Книга Приключения русского художника. Биография Бориса Анрепа, страница 60. Автор книги Аннабел Фарджен

Разделитель для чтения книг в онлайн библиотеке

Онлайн книга «Приключения русского художника. Биография Бориса Анрепа»

Cтраница 60
Глава двадцать седьмая
Жизнь в роскоши

Борису было уже за семьдесят, когда, к большой его радости, ему предложили работу в капелле Святого причастия в Вестминстерском соборе. Идея заказа исходила от Джона Ротенстайна, члена попечительского совета. Требовалось покрыть мозаикой стены и сводчатый потолок огромной капеллы. На всю работу отводилось семь лет.

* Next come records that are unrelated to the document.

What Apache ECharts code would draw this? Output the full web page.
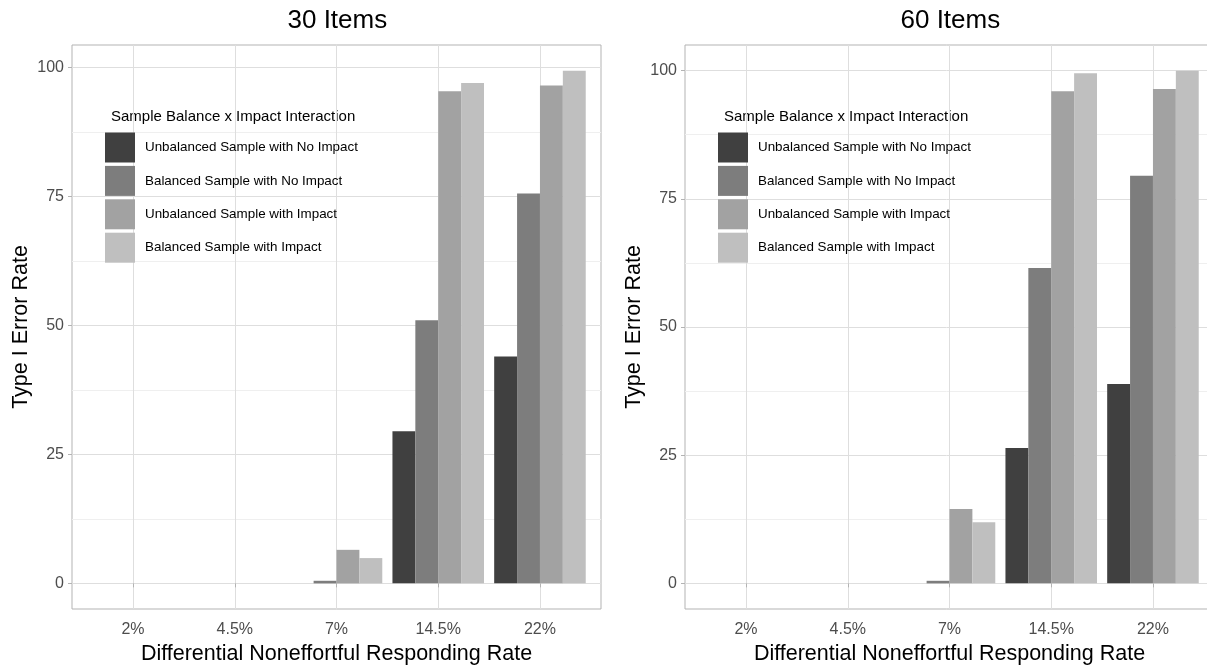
<!DOCTYPE html>
<html>
<head>
<meta charset="utf-8">
<script src="https://cdn.jsdelivr.net/npm/echarts@6/dist/echarts.min.js"></script>
<style>
  html, body { margin: 0; padding: 0; background: #fff; }
  #chart { width: 1207px; height: 667px; }
</style>
</head>
<body>
<div id="chart"></div>
<script>
// categorias del eje x
const categories = ['2%', '4.5%', '7%', '14.5%', '22%'];
const seriesNames = [
  'Unbalanced Sample with No Impact',
  'Balanced Sample with No Impact',
  'Unbalanced Sample with Impact',
  'Balanced Sample with Impact'
];
const colors = ['#404040', '#7d7d7d', '#a2a2a2', '#bfbfbf'];

// 30 items
const unbalNoImpact30 = [0, 0, 0, 29.5, 44.0];
const balNoImpact30 = [0, 0, 0.5, 51.0, 75.6];
const unbalImpact30 = [0, 0, 6.5, 95.4, 96.5];
const balImpact30 = [0, 0, 4.9, 97.0, 99.4];

// 60 items
const unbalNoImpact60 = [0, 0, 0, 26.4, 38.9];
const balNoImpact60 = [0, 0, 0.5, 61.5, 79.5];
const unbalImpact60 = [0, 0, 14.5, 96.0, 96.4];
const balImpact60 = [0, 0, 11.9, 99.5, 100];

const yTicks = [0, 25, 50, 75, 100];
const yMinorTicks = [12.5, 37.5, 62.5, 87.5];

const panels = [
  { title: '30 Items', left: 72, yMin: -4.97, yMax: 104.37,
    data: [unbalNoImpact30, balNoImpact30, unbalImpact30, balImpact30] },
  { title: '60 Items', left: 685, yMin: -5, yMax: 105,
    data: [unbalNoImpact60, balNoImpact60, unbalImpact60, balImpact60] }
];

const PANEL_W = 529;
const TOP = 45;
const BOTTOM = 58;
const pad = PANEL_W / 5.2 * 0.1;  // ggplot expande 0.6 en vez de 0.5

const grid = [];
const xAxis = [];
const yAxis = [];
const series = [];
const legend = [];
const graphic = [];

panels.forEach((p, i) => {
  // grid del marco (ejes y + borde)
  grid.push({ left: p.left, top: TOP, width: PANEL_W, bottom: BOTTOM, outerBoundsMode: 'none',
    show: true, borderColor: '#b3b3b3', borderWidth: 1, backgroundColor: 'transparent' });
  // grid de las barras
  grid.push({ left: p.left + pad, top: TOP, width: PANEL_W - 2 * pad, bottom: BOTTOM, outerBoundsMode: 'none' });

  const gFrame = i * 2;
  const gBars = i * 2 + 1;

  xAxis.push({ type: 'value', gridIndex: gFrame, min: 0, max: 1, show: false });
  xAxis.push({
    type: 'category', gridIndex: gBars, data: categories,
    axisLine: { show: false },
    axisTick: { show: true, alignWithLabel: true, length: 4, lineStyle: { color: '#b3b3b3' } },
    axisLabel: { fontSize: 16, color: '#4d4d4d', margin: 13, fontFamily: 'Liberation Sans' },
    splitLine: { show: true, alignWithLabel: true, lineStyle: { color: '#dedede', width: 1 } },
    name: 'Differential Noneffortful Responding Rate',
    nameLocation: 'middle', nameGap: 28,
    nameTextStyle: { fontSize: 21.5, color: '#000', fontFamily: 'Liberation Sans' }
  });

  yAxis.push({
    type: 'value', gridIndex: gFrame, min: p.yMin, max: p.yMax,
    axisLine: { show: false },
    axisTick: { show: true, length: 4, customValues: yTicks, lineStyle: { color: '#b3b3b3' } },
    axisLabel: { fontSize: 16, color: '#4d4d4d', margin: 8, customValues: yTicks, fontFamily: 'Liberation Sans' },
    splitLine: { show: true, lineStyle: { color: '#dedede', width: 1 } },
    name: 'Type I Error Rate', nameLocation: 'middle', nameGap: 40,
    nameTextStyle: { fontSize: 21.5, color: '#000', fontFamily: 'Liberation Sans' }
  });
  yAxis.push({
    type: 'value', gridIndex: gFrame, min: p.yMin, max: p.yMax, position: 'right',
    axisLine: { show: false },
    axisTick: { show: false, customValues: yMinorTicks },
    axisLabel: { show: false, customValues: yMinorTicks },
    splitLine: { show: true, lineStyle: { color: '#efefef', width: 1 } }
  });
  yAxis.push({ type: 'value', gridIndex: gBars, min: p.yMin, max: p.yMax, show: false });

  p.data.forEach((vals, k) => {
    series.push({
      name: seriesNames[k], type: 'bar',
      xAxisIndex: gBars, yAxisIndex: i * 3 + 2,
      data: vals, barGap: '0%', barCategoryGap: '10%',
      itemStyle: { color: colors[k], borderWidth: 0 }
    });
  });

  legend.push({
    orient: 'vertical', left: p.left + 33, top: 132.5, padding: 0,
    itemWidth: 30, itemHeight: 30, itemGap: 3.4, icon: 'rect',
    data: seriesNames,
    textStyle: { fontSize: 13.4, color: '#000', padding: [0, 0, 0, 5], fontFamily: 'Liberation Sans' }
  });

  graphic.push({
    type: 'text', left: p.left + PANEL_W / 2 - 49, top: 8,
    style: { text: p.title, font: '26px "Liberation Sans"', fill: '#000' }
  });
  graphic.push({
    type: 'text', left: p.left + 39, top: 109,
    style: { text: 'Sample Balance x Impact Interaction', font: '15px "Liberation Sans"', fill: '#000' }
  });
});

const chart = echarts.init(document.getElementById('chart'));
chart.setOption({
  animation: false,
  backgroundColor: '#fff',
  color: colors,
  grid, xAxis, yAxis, series, legend, graphic
});
</script>
</body>
</html>
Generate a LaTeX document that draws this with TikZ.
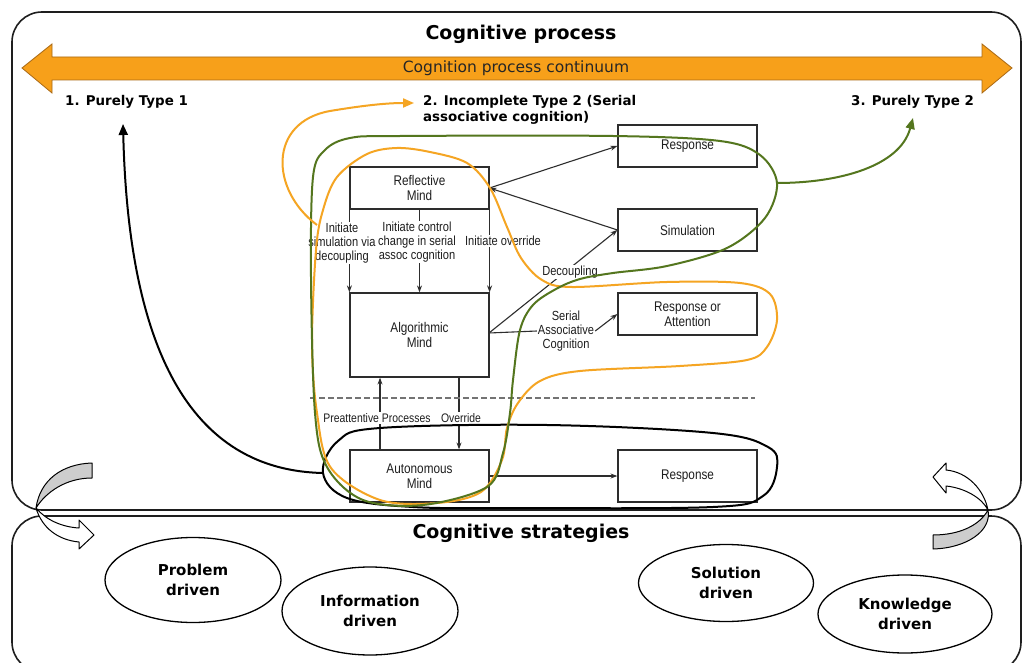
\documentclass[tikz,border=0pt]{standalone}
\usepackage{fontspec}
\setmainfont{DejaVu Sans}
\newfontfamily\boxfont[FakeStretch=0.84]{Liberation Sans}
\usetikzlibrary{arrows.meta,shapes.geometric}
\definecolor{orangeA}{RGB}{247,160,26}
\definecolor{orangeB}{RGB}{170,105,20}
\definecolor{orangeL}{RGB}{245,165,35}
\definecolor{greenL}{RGB}{84,118,30}
\definecolor{frameC}{RGB}{30,30,30}
\definecolor{boxline}{RGB}{45,45,45}
\definecolor{boxtext}{RGB}{30,30,30}
\definecolor{bandgray}{RGB}{205,205,205}
\begin{document}
\begin{tikzpicture}[x=1pt,y=-1pt,
  mbox/.style={draw=boxline, line width=1.2pt, minimum width=139pt, minimum height=42pt, inner sep=0pt, align=center, font=\boxfont\fontsize{14}{15}\selectfont, text=boxtext},
  blab/.style={fill=white, inner sep=1pt, align=center, font=\boxfont\fontsize{13.2}{14}\selectfont, text=boxtext},
  slab/.style={blab, font=\boxfont\fontsize{12.4}{14}\selectfont},
  arr/.style={draw=boxline, line width=1.1pt, -{Stealth[length=7pt,width=5pt]}},
  plainln/.style={draw=boxline, line width=1.1pt},
  loopO/.style={draw=orangeL, line width=2pt},
  loopG/.style={draw=greenL, line width=2pt},
  loopK/.style={draw=black, line width=2pt},
  ell/.style={ellipse, draw=black, line width=1.3pt, align=center, font=\bfseries\fontsize{15}{20}\selectfont, inner sep=0pt},
  hdr/.style={font=\bfseries\fontsize{19}{22}\selectfont},
  typelab/.style={font=\bfseries\fontsize{13.4}{16}\selectfont, align=left, inner sep=0pt},
  band/.style={draw=black, line width=1pt, line join=round}
]
\useasboundingbox (0,0) rectangle (1023,663);
\fill[white] (0,0) rectangle (1023,663);

% frames
\draw[frameC, line width=1.6pt, rounded corners=30pt] (12,12) rectangle (1021,510);
\draw[frameC, line width=1.6pt, rounded corners=30pt] (12,516) rectangle (1021,672);

% titles
\node[hdr] (title) at (521,34) {Cognitive process};
\node[hdr] (title2) at (521,533) {Cognitive strategies};

% orange continuum arrow
\path[fill=orangeA, draw=orangeB, line width=0.8pt] (22,68) -- (52,44) -- (52,57) -- (982,57) -- (982,44) -- (1012,68) -- (982,93) -- (982,80) -- (52,80) -- (52,93) -- cycle;
\node[font=\fontsize{15.5}{18}\selectfont, text=black!85] (cont) at (516,68) {Cognition process continuum};

% type labels
\node[typelab, anchor=north west] (t1) at (65,95) {1. Purely Type 1};
\node[typelab, anchor=north west] (t2) at (423,95) {2. Incomplete Type 2 (Serial\\associative cognition)};
\node[typelab, anchor=north west] (t3) at (851,95) {3. Purely Type 2};

% boxes
\node[mbox] (refl) at (419.5,188) {Reflective\\Mind};
\node[mbox, minimum height=84pt] (alg) at (419.5,335) {Algorithmic\\Mind};
\node[mbox, minimum height=52pt] (auto) at (419.5,476) {Autonomous\\Mind};
\node[mbox] (resp1) at (687.5,146) {Response};
\node[mbox] (sim) at (687.5,230) {Simulation};
\node[mbox] (roa) at (687.5,314) {Response or\\Attention};
\node[mbox, minimum height=52pt] (resp2) at (687.5,476) {Response};

% reflective -> algorithmic arrows
\draw[arr] (refl.south west) -- (alg.north west);
\draw[arr] (refl.south) -- (alg.north);
\draw[arr] (refl.south east) -- (alg.north east);
\node[blab] (lsim) at (342,243) {Initiate\\simulation via\\decoupling};
\node[blab] (lctl) at (417,242) {Initiate control\\change in serial\\assoc cognition};
\node[blab] (lovr) at (503,241) {Initiate override};

% right side arrows
\draw[arr] (refl.east) -- (resp1.west);
\draw[arr] (sim.west) -- (refl.east);
\coordinate (algR) at (489,333);
\draw[arr] (algR) -- (sim.west);
\node[blab] (ldec) at (570,272) {Decoupling};
\node[blab] (lser) at (566,331) {Serial\\Associative\\Cognition};
\draw[plainln] (algR) -- (lser.west);
\draw[arr] (lser.east) -- (roa.west);

% algorithmic <-> autonomous
\draw[arr] (auto.north -| 380,0) -- (alg.south -| 380,0);
\draw[arr] (alg.south -| 459,0) -- (auto.north -| 459,0);
\node[slab] (lpre) at (377,418) {Preattentive Processes};
\node[slab] (lovr2) at (461,418) {Override};
\draw[arr] (auto.east) -- (resp2.west);

% dashed separator
\draw[draw=black!55, line width=1.4pt, dash pattern=on 6pt off 3pt] (310,398) -- (755,398);

% loops
\draw[loopK] plot[smooth cycle, tension=0.6] coordinates {(323,473) (338,441) (380,428) (547,425) (713,433) (768,447) (777,467) (763,496) (713,507) (513,508) (413,507) (347,498)};
\draw[loopO] plot[smooth cycle, tension=0.55] coordinates {(323,210) (337,177) (367,154) (397,148) (430,152) (467,163) (490,188) (507,227) (521,258) (542,280) (572,287) (667,282) (740,283) (770,294) (777,320) (767,347) (747,360) (680,366) (580,371) (540,381) (518,403) (507,428) (502,460) (481,492) (437,503) (380,500) (331,468) (317,413) (312,343) (316,250)};
\draw[loopG] plot[smooth cycle, tension=0.55] coordinates {(313,177) (325,150) (350,138) (400,136) (613,136) (720,141) (760,155) (777,183) (765,218) (727,248) (667,266) (613,273) (580,279) (556,289) (533,305) (520,330) (513,380) (510,413) (503,453) (487,487) (423,505) (363,500) (327,467) (315,413) (311,277)};

% loop arrows
\coordinate (kStart) at (323,473);
\coordinate (kTip) at (123,124);
\draw[black, line width=2pt, -{Triangle[length=11pt,width=9pt]}] (kStart) .. controls (180,470) and (128,330) .. (kTip);
\coordinate (oStart) at (317,225);
\coordinate (oTip) at (414,103);
\draw[orangeL, line width=2pt, -{Triangle[length=11pt,width=9pt]}] (oStart) .. controls (270,190) and (268,122) .. (330,111) .. controls (360,106) and (385,103) .. (oTip);
\coordinate (gStart) at (777,183);
\coordinate (gTip) at (913,118);
\draw[greenL, line width=2pt, -{Triangle[length=11pt,width=9pt]}] (gStart) .. controls (840,183) and (900,166) .. (gTip);

% corner curved arrows (left)
\path[band, fill=bandgray] (92,463) .. controls (62,464) and (40,480) .. (36,508) .. controls (46,492) and (66,478) .. (92,478) -- cycle;
\path[band, fill=white] (36,508) .. controls (42,528) and (58,540) .. (79,542) -- (79,549) -- (94,535) -- (79,520) -- (79,528) .. controls (62,527) and (46,520) .. (36,508) -- cycle;
% corner curved arrows (right)
\path[band, fill=white] (988,510) .. controls (984,490) and (968,472) .. (946,470) -- (946,463) -- (933,477) -- (946,493) -- (946,486) .. controls (965,488) and (982,498) .. (988,510) -- cycle;
\path[band, fill=bandgray] (988,510) .. controls (992,530) and (968,548) .. (933,549) -- (933,535) .. controls (960,535) and (980,525) .. (988,510) -- cycle;

% strategy ellipses
\node[ell, minimum width=176pt, minimum height=85pt] (prob) at (193,580) {Problem\\driven};
\node[ell, minimum width=176pt, minimum height=88pt] (info) at (370,611) {Information\\driven};
\node[ell, minimum width=175pt, minimum height=77pt] (sol) at (726,583) {Solution\\driven};
\node[ell, minimum width=174pt, minimum height=78pt] (know) at (905,614) {Knowledge\\driven};
\end{tikzpicture}
\end{document}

Тема Святого причастия более абстрактна, чем тема святых, как, например, в соборе Маллингара, поэтому рисунок потребовался не столь сюжетно-тематический. Композиция в центре потолка включает вписанного в круг ягненка с нимбом, двух ангелов, обнимающих медальон и в свободных руках держащих раскачивающиеся кадильницы. Все это изображено на фоне огромного розового неба с золотыми звездами и пышного серого облака. На возражения кардиналов по поводу слишком пестрого неба – ибо тверди небесной по всем правилам положено быть голубой – художник ответил, что у него небо символизирует зарю надежды, связанную с пришествием Христа и соединением Ветхого и Нового Заветов. У Бориса всегда хватало находчивости ответить на церковные придирки. Из Ветхого Завета он выбрал сцены, изображающие Седраха, Мисаха и Авденаго в печи огненной; Ноя с ягненком на руках, выходящего из ковчега со своей семьей; Авраама с женой, оказывающих радушный прием Господу. Но способный ощутить единую гармонию природы, он сделал животных и растения даже более живыми и привлекательными, чем людей. Колосья пшеницы, величественно поднимающиеся среди камней, вырастают в пространстве между большими и малыми арками, символизируя хлеб, а вьющиеся виноградные лозы тянутся по пустым оконным проемам, символизируя вино. Красивый павлин с раскрытым хвостом и расположенный напротив него чудесный феникс, восставший из огня, изображают Всевидящего Бога и Воскресение. Вход в капеллу охраняют огромные фигуры архангелов Михаила и Гавриила, над алтарем на основании скалы стоит чаша Грааля, над которой сияет большой, украшенный драгоценными камнями крест. Все вокруг излучает мерцающий свет и радость – восторг перед совершенством мироустройства, восхищение его зримой красотой равно служат тут прославлению Господа. Картина наполнена символикой, в которой сплелись богословие, метафора и миф.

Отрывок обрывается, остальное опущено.